Not a tall tale to drum up business, says Cumerlato
By Gord Bowes, News staff
Something weird is going on at Hamilton’s Custom House, says Daniel Cumerlato.
The ghost that many people believe is haunting the 150-year-old building at 51 Stuart St. seems to be trying to tell her story, he says.
Cumerlato runs a company devoted to telling ghost stories (ghostwalks.com), but he says it’s not a tall tale about the Dark Lady to drum up business in the weeks leading up to Halloween. It’s already one of his busiest periods.
Over the years, the Dark Lady has been blamed for many accidents and unusual incidents at the building which is now the Workers Arts and Heritage Centre, including a scaffolding collapse which injured a previous owner.
Cumerlato says his company is conducting more tours of Custom House this year and that may be part of the reason the ghost appears to be more active. Haunted Hamilton has also begun investigation nights where participants try to communicate with spirits.
“This is the first time we’ve exposed that side of it in detail,” says Cumerlato. “That’s why I think she’s found, for the first time, a way to communicate with us directly.”
The legend of the Dark Lady is that she came from England as a young girl. Her parents sent her to Canada after she was raped by a prominent and influential man. On the trip over, she fell in love with the ship’s captain and the two had a brief affair.
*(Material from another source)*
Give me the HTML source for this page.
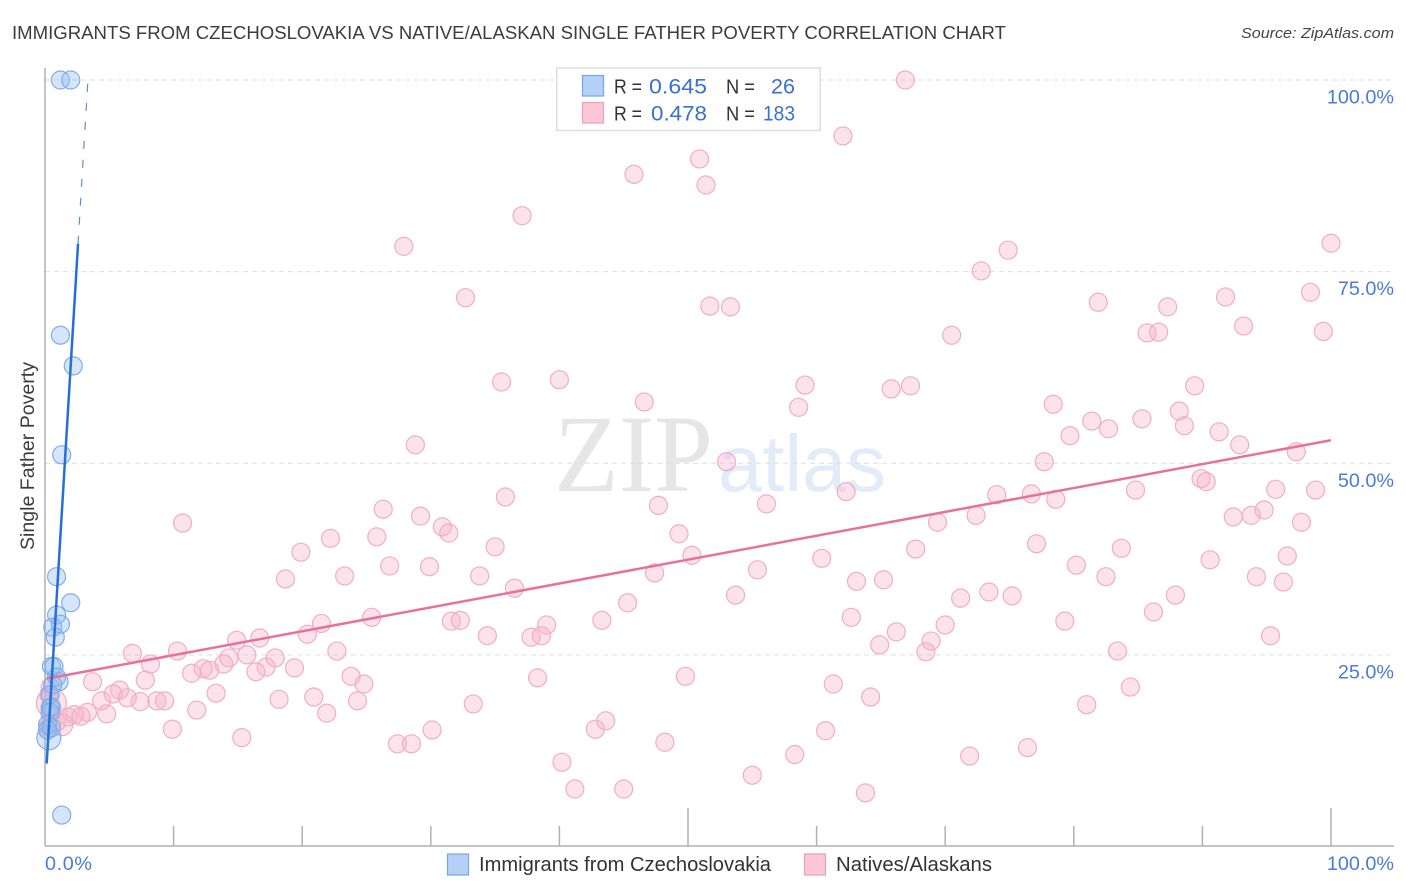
<!DOCTYPE html>
<html lang="en">
<head>
<meta charset="utf-8">
<title>Immigrants from Czechoslovakia vs Native/Alaskan Single Father Poverty Correlation Chart</title>
<style>
html,body{margin:0;padding:0;background:#fff;width:1406px;height:892px;overflow:hidden}
svg{display:block;font-family:"Liberation Sans",sans-serif}
</style>
</head>
<body>
<svg id="chart" width="1406" height="892" viewBox="0 0 1406 892" xmlns="http://www.w3.org/2000/svg">
  <rect x="0" y="0" width="1406" height="892" fill="#ffffff"/>
  <text x="12" y="39" font-size="18.5" fill="#3c3c3c" textLength="994" lengthAdjust="spacingAndGlyphs">IMMIGRANTS FROM CZECHOSLOVAKIA VS NATIVE/ALASKAN SINGLE FATHER POVERTY CORRELATION CHART</text>
  <text x="1241" y="38" font-size="15" font-style="italic" fill="#444444" textLength="153" lengthAdjust="spacingAndGlyphs">Source: ZipAtlas.com</text>

  <g>
    <text x="554" y="491" font-family="'Liberation Serif',serif" font-size="110" fill="#e6e6e6" textLength="159" lengthAdjust="spacingAndGlyphs">ZIP</text>
    <text x="718" y="491" font-size="80" fill="#e2ecf9" textLength="168" lengthAdjust="spacingAndGlyphs">atlas</text>
  </g>

  <g id="grid"></g>
  <g id="axes">
    <line x1="45" y1="68" x2="45" y2="846" stroke="#b0b0b0" stroke-width="1.5"/>
    <line x1="45" y1="846" x2="1394" y2="846" stroke="#b0b0b0" stroke-width="1.5"/>
  </g>
  <g id="xticks"></g>
  <g id="ylabels"></g>
  <g id="xlabels"></g>
  <text transform="translate(34,550) rotate(-90)" font-size="19" fill="#3c3c3c" textLength="188" lengthAdjust="spacingAndGlyphs">Single Father Poverty</text>

  <g id="pink-points"></g>
  <g id="blue-points"></g>
  <g id="trends"></g>

  <g>
    <rect x="556.75" y="68" width="263.5" height="62.5" fill="#ffffff" stroke="#dddddd" stroke-width="1.5"/>
    <rect x="582.5" y="75.5" width="21" height="20.5" fill="#b5d0f6" stroke="#74a5e6" stroke-width="1.2"/>
    <rect x="582.5" y="102.5" width="21" height="20.5" fill="#fcc5d8" stroke="#ee9fbb" stroke-width="1.2"/>
    <text x="614" y="93.5" font-size="20" fill="#333333" textLength="28" lengthAdjust="spacingAndGlyphs">R =</text>
    <text x="649" y="93.5" font-size="21" fill="#3a70cf" textLength="58" lengthAdjust="spacingAndGlyphs">0.645</text>
    <text x="726" y="93.5" font-size="20" fill="#333333" textLength="29" lengthAdjust="spacingAndGlyphs">N =</text>
    <text x="771" y="93.5" font-size="21" fill="#3a70cf" textLength="24" lengthAdjust="spacingAndGlyphs">26</text>
    <text x="614" y="120.5" font-size="20" fill="#333333" textLength="28" lengthAdjust="spacingAndGlyphs">R =</text>
    <text x="651" y="120.5" font-size="21" fill="#3a70cf" textLength="56" lengthAdjust="spacingAndGlyphs">0.478</text>
    <text x="726" y="120.5" font-size="20" fill="#333333" textLength="29" lengthAdjust="spacingAndGlyphs">N =</text>
    <text x="763" y="120.5" font-size="21" fill="#3a70cf" textLength="32" lengthAdjust="spacingAndGlyphs">183</text>
  </g>

  <g>
    <rect x="447.5" y="854" width="21" height="21" fill="#b5d0f6" stroke="#74a5e6" stroke-width="1.2"/>
    <text x="479" y="871" font-size="20" fill="#333333" textLength="292" lengthAdjust="spacingAndGlyphs">Immigrants from Czechoslovakia</text>
    <rect x="804.5" y="854" width="21" height="21" fill="#fcc5d8" stroke="#ee9fbb" stroke-width="1.2"/>
    <text x="836" y="871" font-size="20" fill="#333333" textLength="156" lengthAdjust="spacingAndGlyphs">Natives/Alaskans</text>
  </g>
</svg>
<script>
const xTickValues = [10, 20, 30, 40, 50, 60, 70, 80, 90, 100];
const xMajorTicks = [50, 100];
const yGridValues = [100, 75, 50, 25];
const yTickLabels = ['100.0%', '75.0%', '50.0%', '25.0%'];
const xAxisValues = [0, 100];
const xAxisLabels = ['0.0%', '100.0%'];

const nativesX = [66.9,62.05,50.9,51.4,45.8,37.1,27.9,100,74.9,72.8,32.7,51.7,53.3,81.9,91.8,98.4,87.3,70.5,85.7,86.6,93.2,99.4,35.5,40.0,59.1,65.8,67.3,89.4,46.6,58.6,78.4,88.2,85.3,81.4,82.7,88.6,79.7,91.3,28.8,92.9,97.3,53.0,77.7,89.9,90.3,84.8,95.7,98.8,62.3,74.0,76.7,78.6,35.8,47.7,56.1,26.3,94.8,72.4,92.4,93.8,29.2,10.7,69.4,97.7,30.9,31.4,49.3,22.2,25.8,35.0,77.1,83.7,19.9,50.3,67.7,60.4,96.6,90.6,26.8,29.9,55.4,80.2,47.4,23.3,33.8,18.7,63.1,65.2,82.5,94.2,96.3,36.5,53.7,73.4,71.2,75.2,87.9,45.3,86.2,25.4,62.7,31.6,32.3,43.3,21.5,39.0,70.0,79.3,20.4,66.2,34.4,37.8,38.6,14.9,16.7,95.3,68.9,64.9,6.8,10.3,22.7,68.5,83.4,15.7,14.3,17.9,8.2,19.4,13.9,17.2,16.4,12.3,12.8,11.4,23.8,49.8,7.8,38.3,3.7,24.8,61.3,84.4,13.3,5.8,5.3,18.2,20.9,64.2,6.4,4.4,7.4,8.7,9.3,24.3,33.3,81.0,11.8,21.9,3.3,4.8,43.6,9.9,42.8,30.1,60.7,15.3,48.2,27.4,28.5,76.4,58.3,71.9,40.2,55.0,41.2,45.0,63.8,0.4,0.3,1.8,2.3,2.8,0.4,0.4,0.9,0.2];
const nativesY = [100,92.7,89.7,86.3,87.7,82.3,78.3,78.7,77.8,75.1,71.6,70.5,70.4,71.0,71.7,72.3,70.4,66.7,67.0,67.1,67.9,67.2,60.6,60.9,60.2,59.7,60.1,60.1,58.0,57.3,57.7,56.8,55.8,55.5,54.5,54.9,53.6,54.1,52.4,52.4,51.5,50.2,50.2,48.0,47.6,46.5,46.6,46.5,46.3,45.9,46.0,45.3,45.6,44.5,44.7,44.0,43.9,43.2,43.0,43.2,43.1,42.2,42.3,42.3,41.7,40.9,40.8,40.2,40.4,39.1,39.5,38.9,38.4,38.0,38.8,37.6,37.9,37.4,36.6,36.5,36.1,36.7,35.7,35.3,35.3,34.9,34.6,34.8,35.2,35.2,34.5,33.7,32.8,33.2,32.4,32.7,32.8,31.8,30.6,29.9,29.9,29.4,29.5,29.5,29.1,28.9,28.9,29.4,27.7,28.0,27.5,27.3,27.5,26.9,27.2,27.5,26.8,26.3,25.2,25.5,25.5,25.4,25.5,25.0,24.6,24.6,23.8,23.3,23.8,23.4,22.8,23.2,23.0,22.6,22.2,22.2,21.7,22.0,21.5,21.2,21.2,20.8,20.0,20.4,19.9,19.2,19.5,19.5,19.4,19.0,18.9,19.0,19.0,19.0,18.6,18.5,17.8,17.4,17.5,17.3,16.4,15.3,15.3,15.2,15.1,14.2,13.6,13.4,13.4,12.9,12.0,11.8,11.0,9.3,7.5,7.5,7.0,20.8,19.8,16.9,17.2,17.0,17.2,15.9,16.2,15.5];
const nativesLargeX = [0.5, 1.3];
const nativesLargeY = [18.7, 15.9];
const nativesLargeSize = [15, 11];

const immigrantsX = [1.2,2.0,1.2,2.2,1.3,0.9,2.0,0.9,0.6,1.2,0.8,0.5,0.7,0.9,1.1,0.6,0.4,0.4,0.5,0.4,0.2,0.2,0.5,1.3];
const immigrantsY = [100,100,66.7,62.7,51.1,35.2,31.8,30.2,28.6,29.0,27.3,23.5,23.5,22.1,21.5,21.1,19.8,18.1,18.2,17.5,15.9,15.2,15.5,4.1];
const immigrantsLargeX = [0.3];
const immigrantsLargeY = [14.2];
const immigrantsLargeSize = [12];

const immigrantsTrend = [7.2, 27.8];
const immigrantsSolidRange = [0.13, 2.57];
const immigrantsDashedRange = [2.57, 3.34];
const nativesTrend = [21.85, 0.3115];
const nativesRange = [0.15, 100];

const NS = 'http://www.w3.org/2000/svg';
const xScale = function (v) { return 45 + v * 12.86; };
const yScale = function (v) { return 846.5 - v * 7.665; };
const make = function (tag, parent, attrs) {
  const el = document.createElementNS(NS, tag);
  Object.keys(attrs).forEach(function (k) { el.setAttribute(k, attrs[k]); });
  parent.appendChild(el);
  return el;
};

const gridG = document.getElementById('grid');
yGridValues.forEach(function (v) {
  const el = make('line', gridG, { x1: 45, x2: 1394, y1: yScale(v), y2: yScale(v), stroke: '#dddddd', 'stroke-width': 1, 'stroke-dasharray': '5 4' });
  
  
});

const xTickG = document.getElementById('xticks');
xTickValues.forEach(function (v) {
  const top = xMajorTicks.indexOf(v) >= 0 ? 808 : 826;
  const el = make('line', xTickG, { x1: xScale(v), x2: xScale(v), y1: top, y2: 846, stroke: '#b0b0b0', 'stroke-width': 1.5 });
  
  
});

const yLabelG = document.getElementById('ylabels');
yGridValues.forEach(function (v, i) {
  const el = make('text', yLabelG, { x: 1394, y: yScale(v) + 23.5, 'text-anchor': 'end', 'font-size': 19.8, fill: '#4a7bd6' });
  el.textContent = yTickLabels[i];
  
  
});

const xLabelG = document.getElementById('xlabels');
xAxisValues.forEach(function (v, i) {
  const el = make('text', xLabelG, { x: i === 0 ? xScale(v) : 1394, y: 870, 'text-anchor': i === 0 ? 'start' : 'end', 'font-size': 19.8, fill: '#4a7bd6' });
  el.textContent = xAxisLabels[i];
  if (i === 0) { el.setAttribute('textLength', 47); }
  
  
});

const pinkG = document.getElementById('pink-points');
const addPink = function (x, y, r) {
  const el = make('circle', pinkG, { cx: xScale(x), cy: yScale(y), r: r, fill: 'rgba(248,175,200,0.36)', stroke: '#efaec6', 'stroke-width': 1.2 });
  
  
};
nativesLargeX.forEach(function (x, i) { addPink(x, nativesLargeY[i], nativesLargeSize[i]); });
nativesX.forEach(function (x, i) { addPink(x, nativesY[i], 9); });

const blueG = document.getElementById('blue-points');
const addBlue = function (x, y, r) {
  const el = make('circle', blueG, { cx: xScale(x), cy: yScale(y), r: r, fill: 'rgba(140,185,240,0.36)', stroke: '#80ade6', 'stroke-width': 1.2 });
  
  
};
immigrantsLargeX.forEach(function (x, i) { addBlue(x, immigrantsLargeY[i], immigrantsLargeSize[i]); });
immigrantsX.forEach(function (x, i) { addBlue(x, immigrantsY[i], 9); });

const trendG = document.getElementById('trends');
const lineY = function (t, x) { return t[0] + t[1] * x; };
const nativeLine = make('line', trendG, { x1: xScale(nativesRange[0]), y1: yScale(lineY(nativesTrend, nativesRange[0])), x2: xScale(nativesRange[1]), y2: yScale(lineY(nativesTrend, nativesRange[1])), stroke: '#e8709d', 'stroke-width': 2.5 });


const solidLine = make('line', trendG, { x1: xScale(immigrantsSolidRange[0]), y1: yScale(lineY(immigrantsTrend, immigrantsSolidRange[0])), x2: xScale(immigrantsSolidRange[1]), y2: yScale(lineY(immigrantsTrend, immigrantsSolidRange[1])), stroke: '#2470d8', 'stroke-width': 2.5 });


const dashedLine = make('line', trendG, { x1: xScale(immigrantsDashedRange[0]), y1: yScale(lineY(immigrantsTrend, immigrantsDashedRange[0])), x2: xScale(immigrantsDashedRange[1]), y2: yScale(lineY(immigrantsTrend, immigrantsDashedRange[1])), stroke: '#5e8fd8', 'stroke-width': 1.2, 'stroke-dasharray': '8 11' });


</script>
</body>
</html>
But when the ship entered the harbour and the lights of Hamilton became visible, the captain remembered he was married and strangled the girl so he wouldn’t face any problems back home.
Her body was supposedly dumped in a vault in the basement of Custom House.
There are also claims of the bodies of homeless people being buried in an abandoned tunnel leading under the adjacent railroad tracks, says Cumerlato, which accounts for other ghosts that supposedly inhabit the building.
This year, the St. Jean De Brebeuf graduate says, there has been more paranormal activity at Custom House than usual.
Participants in the investigation nights can take part in a Ouija board session at the end of the night, says Cumerlato. During one of these seances in August, the board “started acting weird … something strong came through. Instead of pointing at the letters, as it usually does, it started circling the letters, very powerfully,” says Cumerlato.
The board started spelling out Dark Lady when the “spirit” was asked its name. Eventually it stopped answering questions and did something even more unusual, he says.
“It was something I had never seen in 14 years of dealing with Ouija board communication, it said ‘Goodbye’ without being prompted,” he says.
But then it got even weirder later in the night, says Cumerlato. A teenage girl about 16 or 17 years old was physically ill. Then another girl about the same age also felt ill. He said it’s as if the Dark Lady, who was about their age when she was killed, briefly possessed them.
On Sept. 28, it made another appearance on the board, but there were no physical reactions.
Earlier this month, however, there was another session and the “spirit” noted it was not happy with the tours and retelling of the Dark Lady legend. As well, two more girls became feeling sick.
He says he started another session with fewer people involved and the board spelled out “The Dark Lady hates the poem.’
The poem it refers to is an 1873 piece called ‘Dark Lady’ by Alexander Wingfield. It’s one that Cumerlato would recite during tours.
“The poem is very angry toward her. It describes her as the devil,” he says, adding it was a powerful enough message that he has stopped using the poem.
Cumerlato, 36, says he doesn’t believe people were manipulating the board during the session, but that a spirit can speak through the people using the board.
“I do question things first,” he says, “but I do believe what’s going on.”
“I’ve had a handful of experiences I can’t explain over the years that have made me a believer, but I’m also a healthy skeptic — I’ll question everything that comes to me.”